I’ve come to love the record so dearly that this October I got the phrase tattooed on my skin, as an ode and a thank you to both one personal and one musical inspiration: Peter and Paul Simon — two people who also have grappled with and failed repeatedly at the task of keeping grace in their lives. While the tattoo is a more private memorialization, writing this piece serves as another ode to their memory, as well as an opportunity to try to finally articulate what I think Peter meant four years ago about “The Rhythm of the Saints.”

Of course, I acknowledge that what I think now is likely light years away from whatever Peter was thinking four years ago, and that the meaning of the record to me, at this point, has been highly personalized and regurgitated through the lens of a life that Peter never knew or felt. Yet I have a feeling that Peter wouldn’t disagree that, at the heart of “The Rhythm of the Saints,” is, ultimately, another very simple, Simonan idea about how to achieve grace in such an ordinary life. It is, in short, a mantra, which suggests that grace and holiness have little to do with strict beliefs and much to do with the art of movement and keeping time. For example, in the track “The Coast,” Simon thinks about this “lonely life” in our “echo world” and how dance offers solace and spirituality in its attempt to believe in an other. It is the same, Simon explains in “Cool, Cool River,” as when we pray. He wonders if it is “the memory of God we pray to” in times of pain. 

At the end of the day, he doesn’t know, and sometimes there’s no relief. “Hard times / I’m used to them / my life’s so common / it disappears / And sometimes even music / cannot substitute for tears,” Simon sings in “Cool, Cool River.” Yet, even as there are many moments of open sorrow in the record, Simon meets these moments with gentle redemptions of rhythm and perfect harmonies. His lyrics invoke and admit the many sacrifices and gifts felt in any day of being a person. A “broken laugh / a broken fever” (from “Further to fly”) is sometimes all we need to continue, such that all the things that are a part of “overcoming the impossible” share a requirement to “reach into the darkness” (from “The Rhythm of the Saints”). This particular idea of reaching into the darkness is a big key, I would say, to unlocking the message of “The Rhythm of the Saints,” as Simon repeatedly thinks about how prayer, dance, heartbreak and love (all the big activities to him) require not just abstract faith to achieve, but also real movements into negative space. This, at last, is the philosophy of the record: saintliness as a type of dancing, as the creation of rhythm and the keeping of rhythm by being willing to reach into many darknesses. As I’ve shared my disillusionment in the possibility of progress with my illness, it’s probably unsurprising that Simon’s focus on the sheer difficulty of keeping in time with your present has been evocative and inspiring.
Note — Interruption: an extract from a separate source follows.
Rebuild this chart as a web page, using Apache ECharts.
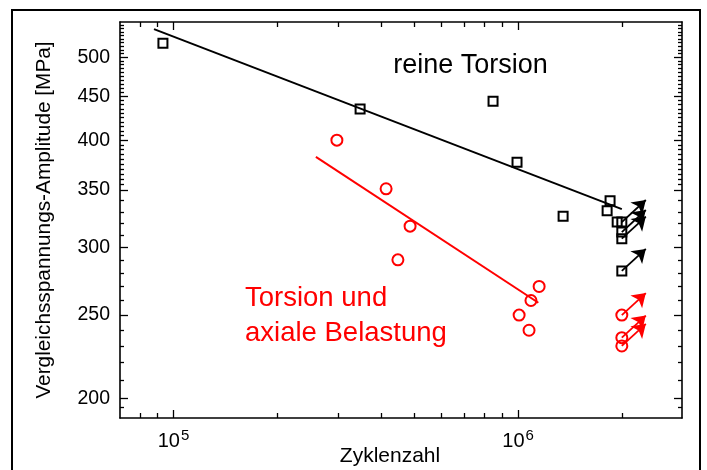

Of course, these are deeply spiritual ideas, and not all Paul Simon fans share or care to engage with his music at that level. Nevertheless, I do think that to be a Paul Simon fan tends to mean being a fan of his search and natural affinity with the spiritual. While anyone can choose whether to leave these ideas in the background or not, what Peter exemplified — and, in fact, encouraged — to adolescent me was allowing yourself to think about music very seriously and personally. Encountering that particular vision, and, consequently, using it in my own life, exemplified to me the process of receiving grace by reaching into what may be obscure or hidden to your sight.